Paris’te
bir takım adamlar tuhaf şeyler yapıyorlar.
Aslında
bunu uzun süredir yapıyorlar da yeni yeni popüler olmaya başladılar. 30 kişi
ile yola çıkan “Urban Experiment” adındaki sanat eserlerini koruma timi
yaklaşık bir yıllık çalışmanın ardından Paris Belediyesinin bodrumunda bulunan “Paris
Yeraltı Haritası”nı çaldıklarında ilk büyük eylemlerini de gerçekleştirmiş
oldular.
Bu
eylemin ardından Urban ekibi, Paris’in bütün yeraltı kanallarını, bölgelerini
teker teker ele geçirip orada çeşitli etkinlikler yapmaya başladılar.
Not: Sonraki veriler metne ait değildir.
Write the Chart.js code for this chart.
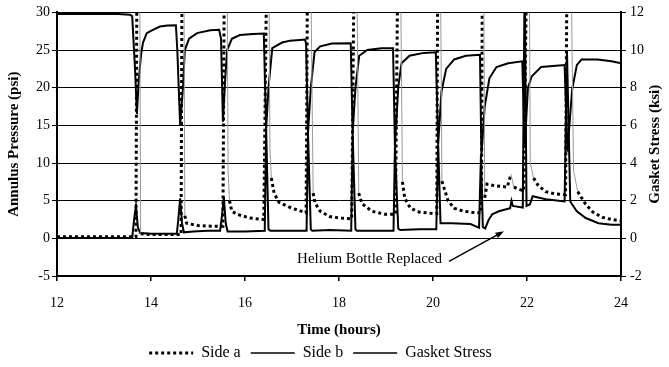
<!DOCTYPE html>
<html>
<head>
<meta charset="utf-8">
<script src="https://cdn.jsdelivr.net/npm/chart.js@4"></script>
<style>
  html, body { margin: 0; padding: 0; background: #fff; }
</style>
</head>
<body>
<canvas id="chart" width="669" height="367"></canvas>
<script>
// tick labels
const timeTicks = [12, 14, 16, 18, 20, 22, 24];
const psiTicks = [-5, 0, 5, 10, 15, 20, 25, 30];
const ksiTicks = [-2, 0, 2, 4, 6, 8, 10, 12];

// Side a annulus pressure (psi) - spikes go off the top of the chart
const sideATime = [12.0, 13.68, 13.70, 13.76, 13.78, 14.0, 14.3, 14.64, 14.66, 14.70, 14.72, 14.76, 15.0, 15.3, 15.53,
  15.56, 15.62, 15.64, 15.67, 15.72, 15.83, 16.1, 16.4, 16.46, 16.51, 16.53, 16.56, 16.62, 16.72, 16.85, 17.0, 17.15, 17.30,
  17.33, 17.40, 17.45, 17.49, 17.60, 17.80, 18.0, 18.27, 18.32, 18.38, 18.42, 18.49, 18.70, 18.98, 19.20,
  19.25, 19.31, 19.35, 19.40, 19.52, 19.70, 20.0, 20.08, 20.10, 20.16, 20.19, 20.32, 20.45, 20.65, 20.90, 21.03,
  21.05, 21.08, 21.10, 21.15, 21.30, 21.45, 21.58, 21.66, 21.72, 21.80, 21.93, 21.99, 22.05, 22.07, 22.14, 22.24, 22.40,
  22.60, 22.82, 22.85, 22.94, 22.99, 23.08, 23.25, 23.40, 23.60, 23.80, 24.0];
const sideAPsi = [0.2, 0.2, 35, 35, 0.6, 0.5, 0.5, 0.5, 35, 35, 3.0, 2.0, 1.7, 1.6, 1.6,
  35, 35, 9, 5, 3.6, 3.2, 2.7, 2.5, 35, 35, 12, 8, 6, 4.8, 4.4, 4.0, 3.7, 3.4,
  35, 35, 6, 4.7, 3.6, 2.9, 2.7, 2.6, 35, 35, 6, 4.6, 3.6, 3.2, 3.2,
  35, 35, 7.5, 5.3, 4.0, 3.5, 3.3, 3.3, 35, 35, 7.6, 5.0, 4.0, 3.6, 3.4, 3.4,
  35, 35, 5.4, 7.2, 7.0, 6.9, 6.8, 8.5, 6.8, 6.6, 6.3, 35, 35, 10, 8.0, 7.0, 6.2,
  5.9, 5.8, 35, 35, 9, 6.2, 4.5, 3.5, 2.8, 2.5, 2.3];

// Side b annulus pressure (psi)
const sideBTime = [12.0, 13.60, 13.64, 13.68, 13.72, 13.77, 14.0, 14.3, 14.55, 14.58, 14.62, 14.66, 14.70, 14.9, 15.2, 15.47,
  15.51, 15.55, 15.59, 15.63, 16.0, 16.42, 16.45, 16.50, 16.54, 16.9, 17.31, 17.34, 17.40, 17.43, 17.8, 18.26,
  18.29, 18.35, 18.38, 18.8, 19.16, 19.19, 19.26, 19.30, 19.7, 20.07, 20.11, 20.16, 20.4, 20.8, 20.98,
  21.02, 21.06, 21.11, 21.18, 21.26, 21.40, 21.64, 21.67, 21.70, 21.91, 21.95, 21.99, 22.06, 22.12, 22.40, 22.80,
  22.85, 22.92, 23.06, 23.25, 23.52, 23.80, 24.0];
const sideBPsi = [0.05, 0.05, 2.5, 4.3, 1.5, 0.7, 0.6, 0.6, 0.6, 2.5, 5.3, 2.0, 0.8, 0.9, 1.0, 1.0,
  3.0, 5.5, 2.0, 0.9, 0.9, 1.0, 14.5, 1.2, 1.0, 1.0, 1.0, 14.0, 1.2, 1.0, 1.1, 1.0,
  14.0, 1.2, 1.0, 1.0, 1.0, 12.2, 1.3, 1.1, 1.2, 1.2, 12.5, 2.0, 2.0, 1.9, 1.4,
  11, 1.5, 1.3, 2.4, 3.2, 3.6, 4.0, 5.0, 4.3, 4.1, 35, 4.3, 4.5, 5.6, 5.2, 4.9,
  25, 4.9, 3.6, 2.7, 2.0, 1.8, 1.8];

// Gasket stress (ksi, right axis)
const gasketTime = [12.0, 13.3, 13.55, 13.60, 13.66, 13.70, 13.74, 13.79, 13.83, 13.91, 14.02, 14.19, 14.35, 14.53,
  14.56, 14.62, 14.68, 14.72, 14.81, 14.98, 15.26, 15.45, 15.49, 15.53, 15.58, 15.62, 15.72, 15.89, 16.17, 16.40,
  16.45, 16.50, 16.58, 16.79, 16.96, 17.28, 17.30, 17.34, 17.40, 17.48, 17.60, 17.85, 18.25,
  18.29, 18.35, 18.43, 18.60, 18.90, 19.15, 19.19, 19.26, 19.33, 19.50, 19.80, 20.06,
  20.11, 20.18, 20.28, 20.45, 20.70, 21.00, 21.03, 21.10, 21.20, 21.35, 21.60, 21.90,
  21.95, 22.02, 22.10, 22.30, 22.55, 22.80, 22.86, 22.96, 23.06, 23.16, 23.50, 23.80, 24.0];
const gasketKsi = [11.92, 11.92, 11.88, 11.8, 9.0, 6.6, 8.4, 9.8, 10.4, 10.9, 11.05, 11.25, 11.3, 11.32,
  10.0, 6.0, 8.0, 10.0, 10.6, 10.9, 11.05, 11.08, 10.6, 6.2, 8.5, 10.0, 10.6, 10.8, 10.85, 10.88,
  5.8, 8.0, 10.1, 10.4, 10.5, 10.56, 10.3, 5.6, 8.0, 9.9, 10.2, 10.35, 10.36,
  5.6, 8.0, 9.7, 10.0, 10.1, 10.1, 4.9, 8.0, 9.3, 9.7, 9.85, 9.88,
  5.0, 7.8, 9.0, 9.5, 9.7, 9.75, 4.4, 7.0, 8.5, 9.1, 9.3, 9.4,
  4.8, 8.0, 8.6, 9.1, 9.15, 9.2, 4.6, 7.9, 9.2, 9.5, 9.5, 9.4, 9.3];

// annotation, in data units (hours, psi)
const noteText = 'Helium Bottle Replaced';
const noteAt = [18.65, -2.8];
const arrowFrom = [20.34, -3.05];
const arrowTo = [21.51, 0.93];

const serif = '"Liberation Serif", "Times New Roman", serif';

function pairs(xs, ys) {
  return xs.map((x, i) => ({ x, y: ys[i] }));
}

// falling edge of a side-a spike comes out as a thin grey trace
function isFall(ctx) {
  return ctx.p0.parsed.y > 8 && ctx.p1.parsed.y < ctx.p0.parsed.y;
}

const extras = {
  id: 'extras',
  afterLayout(chart) {
    // legend sits a little left of centre and a bit lower in the original
    const lg = chart.legend;
    lg.right -= 28;
    lg.top += 4;
    lg.bottom += 4;
  },
  afterDraw(chart) {
    const { ctx, chartArea, scales } = chart;
    const x = scales.x;
    const y = scales.y;

    ctx.save();
    ctx.fillStyle = '#000';
    ctx.textAlign = 'center';
    ctx.textBaseline = 'middle';
    ctx.font = 'bold 15px ' + serif;
    ctx.translate(655, (chartArea.top + chartArea.bottom) / 2);
    ctx.rotate(-Math.PI / 2);
    ctx.fillText('Gasket Stress (ksi)', 0, 0);
    ctx.restore();

    ctx.save();
    ctx.fillStyle = '#000';
    ctx.strokeStyle = '#000';
    ctx.font = '15px ' + serif;
    ctx.textAlign = 'center';
    ctx.textBaseline = 'middle';
    ctx.fillText(noteText, x.getPixelForValue(noteAt[0]), y.getPixelForValue(noteAt[1]));

    const x0 = x.getPixelForValue(arrowFrom[0]);
    const y0 = y.getPixelForValue(arrowFrom[1]);
    const x1 = x.getPixelForValue(arrowTo[0]);
    const y1 = y.getPixelForValue(arrowTo[1]);
    const ang = Math.atan2(y1 - y0, x1 - x0);
    ctx.lineWidth = 1.5;
    ctx.beginPath();
    ctx.moveTo(x0, y0);
    ctx.lineTo(x1 - 6 * Math.cos(ang), y1 - 6 * Math.sin(ang));
    ctx.stroke();
    ctx.beginPath();
    ctx.moveTo(x1, y1);
    ctx.lineTo(x1 - 9 * Math.cos(ang - 0.35), y1 - 9 * Math.sin(ang - 0.35));
    ctx.lineTo(x1 - 9 * Math.cos(ang + 0.35), y1 - 9 * Math.sin(ang + 0.35));
    ctx.closePath();
    ctx.fill();
    ctx.restore();
  }
};

const tickFont = { family: serif, size: 14 };
const titleFont = { family: serif, size: 15, weight: 'bold', lineHeight: 1 };

new Chart(document.getElementById('chart'), {
  type: 'line',
  data: {
    datasets: [
      {
        label: 'Side a',
        data: pairs(sideATime, sideAPsi),
        yAxisID: 'y',
        borderColor: '#000',
        backgroundColor: '#000',
        borderWidth: 3,
        borderDash: [3, 3],
        pointRadius: 0,
        pointStyle: 'line',
        segment: {
          borderColor: (ctx) => (isFall(ctx) ? '#9a9a9a' : undefined),
          borderWidth: (ctx) => (isFall(ctx) ? 1 : undefined),
          borderDash: (ctx) => (isFall(ctx) ? [] : undefined)
        }
      },
      {
        label: 'Side b',
        data: pairs(sideBTime, sideBPsi),
        yAxisID: 'y',
        borderColor: '#000',
        backgroundColor: '#000',
        borderWidth: 2,
        pointRadius: 0,
        pointStyle: 'line'
      },
      {
        label: 'Gasket Stress',
        data: pairs(gasketTime, gasketKsi),
        yAxisID: 'y1',
        borderColor: '#000',
        backgroundColor: '#000',
        borderWidth: 2,
        pointRadius: 0,
        pointStyle: 'line'
      }
    ]
  },
  options: {
    responsive: false,
    animation: false,
    layout: { padding: { top: 12, right: 0, left: 0, bottom: 0 } },
    plugins: {
      legend: {
        position: 'bottom',
        labels: {
          usePointStyle: true,
          pointStyleWidth: 44,
          padding: 10,
          color: '#000',
          font: { family: serif, size: 16 },
          generateLabels(chart) {
            const items = Chart.defaults.plugins.legend.labels.generateLabels(chart);
            items.forEach((item) => {
              const ds = chart.data.datasets[item.datasetIndex];
              item.lineDash = ds.borderDash || [];
              item.lineWidth = ds.borderDash ? 3 : 1.5;
            });
            return items;
          }
        }
      },
      tooltip: { enabled: false }
    },
    scales: {
      x: {
        type: 'linear',
        min: 12,
        max: 24,
        afterBuildTicks: (scale) => { scale.ticks = timeTicks.map((v) => ({ value: v })); },
        afterFit: (scale) => { scale.height = 55; },
        ticks: { color: '#000', font: tickFont, padding: 14 },
        grid: { drawOnChartArea: false, drawTicks: true, tickLength: 5, color: '#000', lineWidth: 1.5 },
        border: { color: '#000', width: 2 },
        title: { display: true, text: 'Time (hours)', color: '#000', font: titleFont, padding: { top: 0, bottom: -7 } }
      },
      y: {
        position: 'left',
        min: -5,
        max: 30,
        afterBuildTicks: (scale) => { scale.ticks = psiTicks.map((v) => ({ value: v })); },
        afterFit: (scale) => { scale.width = 57; },
        ticks: { color: '#000', font: tickFont, padding: 2 },
        grid: { color: '#000', lineWidth: 1, tickLength: 5 },
        border: { color: '#000', width: 2 },
        title: { display: true, text: 'Annulus Pressure (psi)', color: '#000', font: titleFont, padding: { top: 7, bottom: 0 } }
      },
      y1: {
        position: 'right',
        min: -2,
        max: 12,
        afterBuildTicks: (scale) => { scale.ticks = ksiTicks.map((v) => ({ value: v })); },
        afterFit: (scale) => { scale.width = 48; },
        ticks: { color: '#000', font: tickFont, padding: 4 },
        grid: { drawOnChartArea: false, color: '#000', lineWidth: 1, tickLength: 5 },
        border: { color: '#000', width: 2 }
      }
    }
  },
  plugins: [extras]
});
</script>
</body>
</html>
Yaptıkları
eylemlerden biri de “Yeraltı Film Gösterimleri” adını taşıyor. Herhalde adının
hakkını veren tek oluşum olan “Yeraltı Film Gösterimleri” Urban üyelerinin film
üzerine konuşması ardından da bütün teçhizatı toplayıp ortalıktan kaybolmasıyla
sona eriyor.
Urban’ın
“Koruyucu Tim” özelliği ise çeşitli sanat eserlerini müzelerden çalıp,
yeraltında onardıktan sonra tekrar yerine koymasıyla gerçekleşiyor. Aralarında
paha biçilmez tabloların da bulunduğu bazı eserleri (Rembrandt ya da Schiele
eserleri de bunlara dâhil) yine yeraltından bir şekilde girdikleri müzelerden
çalıyorlar, daha sonra birkaç hafta boyunca bu eserlere gerekli onarım ve
restorasyonu yaptıktan sonra geri yerine koyuyorlar.
Urban’ın
asıl amacı bu eserlerin bulunduğu müzelerin güvenlik zafiyetini gündeme
getirmek. Bazen girdikleri müze ya da sanat evlerine güvenliği nasıl daha sıkı
hale getireceklerine dair öneri yazıları bırakıyorlar. Grubun bazı üyeleri bu
eylemler sırasında gözaltına alınmış olsa da, ortaya çıkan popülerlik ve ekibe
duyulan saygı ve sevginin de etkisiyle hiçbir gözaltı hukuki bir boyuta
taşınmamış.
![]() |
Restore edilen bazı eserler |
Kimilerine
göre “elit sanat sevicileri” olan, kimilerine göre de 21. yüzyılın gizli sanat
kahramanları olan Urban üyeleri bugün eskiye nazaran daha az eylemde bulunsalar
da çok özel bir konumda bulunmaya devam ediyorlar.
Yaratıcı
eylem biçimleri üzerine yeniden düşünmeye sevk eden bu oluşum bulundukları
siyasi konjonktürde “cesur” davranabilme rahatlığına da sahipler (Yani,
Demokratik ve Sanatsever Fransız toplumu “cesur” olmaya elverişli bir ülke
yaratmıştır demek istiyorum). Ama benzer muasır medeniyet seviyesine henüz ulaşamamış
ülkelerde (Örneğin Türkiye Muz Cumhuriyeti’nde) böyle bir tim olsaydı
sonuçları ne olurdu o da ayrıca tartışılması gereken bir konu. Biz şimdilik
Urban’ı uzaktan sevmeye devam edeceğiz gibi görünüyor.